What were the original films that played the Three Stooges shorts?

0 Members and 2 Guests are viewing this topic.

Offline Final Shemp

  • I'm sawin' a saw in half with a saw, see?
  • Applehead
  • *
I was on Wikipedia and I came across the articles for Spooks and Pardon My Backfire, which were paired up with the westerns Fort Ti and the Stranger Wore a Gun, respectively.

It sparked up an old curiosity of mine as to what films the Three Stooges originally had their first runs with.  I remember hearing that they were paired up with a lot of B-pictures to increase ticket sales on Columbia's lesser effort.  Any concrete info on which films ran with which short?


Offline archiezappa

I've often wondered that, myself.  What originally played with The Three Stooges in their original theatrical presentation offers a lot of curiosity to me.  It would be good to know, so that we could, in theory, replicate the original theatrical presentation in our living rooms.  I also wondered if their shorts ran with some of the feature films they appeared in.  Like, if "Men In Black" played with "The Captain Hates The Sea," for instance.  I don't know if those two films played together, but it would make sense to me if they did.


Offline Blystone

Once, somewhere, I saw a picture of a theater marquee taken in the 30's or 40's, where the Stooges got top billing over the Bette Davis feature!

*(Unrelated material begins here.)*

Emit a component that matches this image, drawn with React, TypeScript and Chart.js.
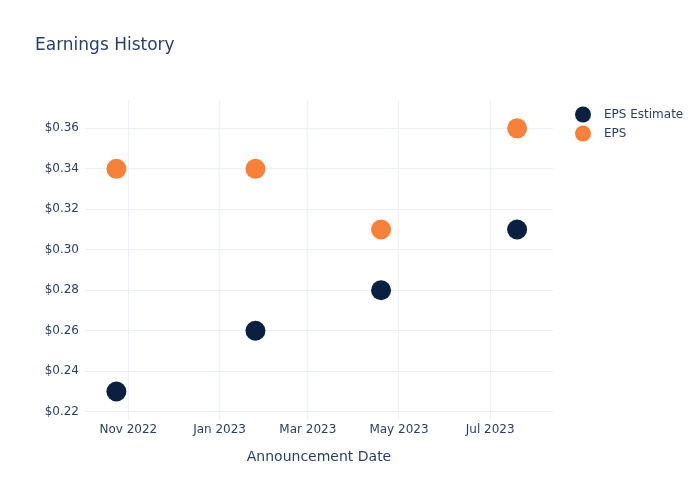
import React, { useEffect, useRef } from "react";
import { Chart, registerables } from "chart.js";

Chart.register(...registerables);

const dates = ["2022-10-24", "2023-01-25", "2023-04-19", "2023-07-19"];
const epsEstimate = [0.23, 0.26, 0.28, 0.31];
const eps = [0.34, 0.34, 0.31, 0.36];
const xTickDates = ["2022-11-01", "2023-01-01", "2023-03-01", "2023-05-01", "2023-07-01"];
const yTicks = [0.22, 0.24, 0.26, 0.28, 0.3, 0.32, 0.34, 0.36];
const xRange = ["2022-10-03", "2023-08-12"];
const yRange = [0.2159, 0.374];
const seriesNames = ["EPS Estimate", "EPS"];
const seriesColors = ["#0B1F40", "#F7803A"];
const titleText = "Earnings History";
const xTitle = "Announcement Date";

const MONTHS = ["Jan", "Feb", "Mar", "Apr", "May", "Jun", "Jul", "Aug", "Sep", "Oct", "Nov", "Dec"];
const toTs = (s: string) => Date.parse(s + "T00:00:00Z");
const FONT = "'DejaVu Sans', sans-serif";
const TEXT = "#2a3f5f";
const GRID = "#EBF0F8";

export default function App() {
  const ref = useRef<HTMLCanvasElement | null>(null);
  useEffect(() => {
    if (!ref.current) return;
    const overlay = {
      id: "overlay",
      afterDraw(chart: any) {
        const ctx = chart.ctx;
        const area = chart.chartArea;
        ctx.save();
        ctx.fillStyle = TEXT;
        ctx.textBaseline = "middle";
        ctx.font = `17px ${FONT}`;
        ctx.textAlign = "left";
        ctx.fillText(titleText, 35, 45.5);
        ctx.font = `14px ${FONT}`;
        ctx.textAlign = "center";
        ctx.fillText(xTitle, (area.left + area.right) / 2, 457);
        ctx.font = `12px ${FONT}`;
        ctx.textAlign = "left";
        seriesNames.forEach((n, i) => {
          const y = 114.5 + i * 19;
          ctx.beginPath();
          ctx.fillStyle = seriesColors[i];
          ctx.arc(583, y, 8, 0, Math.PI * 2);
          ctx.fill();
          ctx.fillStyle = TEXT;
          ctx.fillText(n, 604, y + 0.5);
        });
        ctx.restore();
      },
    };
    const chart = new Chart(ref.current, {
      type: "scatter",
      data: {
        datasets: [
          {
            label: seriesNames[0],
            data: dates.map((d, i) => ({ x: toTs(d), y: epsEstimate[i] })),
            backgroundColor: seriesColors[0],
            borderColor: seriesColors[0],
            pointRadius: 10,
            pointHoverRadius: 10,
            borderWidth: 0,
          },
          {
            label: seriesNames[1],
            data: dates.map((d, i) => ({ x: toTs(d), y: eps[i] })),
            backgroundColor: seriesColors[1],
            borderColor: seriesColors[1],
            pointRadius: 10,
            pointHoverRadius: 10,
            borderWidth: 0,
          },
        ],
      },
      options: {
        animation: false,
        responsive: false,
        maintainAspectRatio: false,
        layout: { padding: { left: 0, right: 147, top: 100, bottom: 0 } },
        plugins: {
          legend: { display: false },
          title: { display: false },
          tooltip: { enabled: false },
        },
        scales: {
          x: {
            type: "linear",
            min: toTs(xRange[0]),
            max: toTs(xRange[1]),
            afterBuildTicks: (s: any) => {
              s.ticks = xTickDates.map((d) => ({ value: toTs(d) }));
            },
            afterFit: (s: any) => {
              s.height = 80;
            },
            border: { display: false },
            grid: { color: GRID, drawTicks: false, lineWidth: 1 },
            ticks: {
              color: TEXT,
              font: { family: FONT, size: 12 },
              padding: 3,
              maxRotation: 0,
              autoSkip: false,
              callback: (v: any) => {
                const d = new Date(Number(v));
                return `${MONTHS[d.getUTCMonth()]} ${d.getUTCFullYear()}`;
              },
            },
          },
          y: {
            type: "linear",
            min: yRange[0],
            max: yRange[1],
            afterBuildTicks: (s: any) => {
              s.ticks = yTicks.map((v) => ({ value: v }));
            },
            afterFit: (s: any) => {
              s.width = 85;
            },
            border: { display: false },
            grid: { color: GRID, drawTicks: false, lineWidth: 1 },
            ticks: {
              color: TEXT,
              font: { family: FONT, size: 12 },
              padding: 6,
              callback: (v: any) => `$${Number(v).toFixed(2)}`,
            },
          },
        },
      },
      plugins: [overlay],
    } as any);
    return () => chart.destroy();
  }, []);
  return (
    <div style={{ position: "absolute", left: 0, top: 0, width: 700, height: 500, background: "#fff" }}>
      <canvas ref={ref} width={700} height={500} style={{ width: 700, height: 500 }} />
    </div>
  );
}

I wish I could find it again to post here, but I wouldn't know where to look. If Bette Davis had seen that, she probably would have had a heart attack.

[faint2]

Of course, back then there were a lot of people who'd buy a ticket just to see the comedy shorts, the cartoons, and the newsreels, and not stay for the feature. So the billing isn't that surprising.


Offline metaldams

Once, somewhere, I saw a picture of a theater marquee taken in the 30's or 40's, where the Stooges got top billing over the Bette Davis feature!

A PLUMBING WE WILL GO is much funnier than NOW, VOYAGER.  There, I said it!
- Doug Sarnecky


Offline Hammond Eggar

  • Birdbrain
  • Knothead
  • *****


This is a 1934 photo of the Spreckels Theater in San Diego.  The marquee proves that a Stooges short was, indeed, screened alongside a Stooge-related feature, in this case Captain Hates the Sea.  I wonder which short was screened? ???
"We are the music makers, and we are the dreamers of dreams." - Willy Wonka (Gene Wilder, 1971)


Offline Dunrobin

  • (Rob)
  • Administrator
  • Spongehead
  • ******
  • Webmaster
    • The Three Stooges Online Filmography
It might have been Men in Black, which was released less than a month before The Captain Hates the Sea.  That's just my guess, though.


Offline Blystone

A PLUMBING WE WILL GO is much funnier than NOW, VOYAGER.  There, I said it!

True, but no Stooges short ever had one of those lush, sweeping musical scores by Max Steiner. Harry Cohn was too cheap to hire him, I guess...

[shrug]


Offline Hammond Eggar

  • Birdbrain
  • Knothead
  • *****
Here's what I'm wondering now.  Were the Stooges shorts only run alongside Columbia features, or were they paired up with films from other companies, too?
"We are the music makers, and we are the dreamers of dreams." - Willy Wonka (Gene Wilder, 1971)


Offline archiezappa

I don't think they were coupled with features from other studios.  Columbia relied on The Three Stooges being paired with their B-Movies.  And I read something about the whole "block booking" thing going on with theatres back then.  Not sure what all that entails.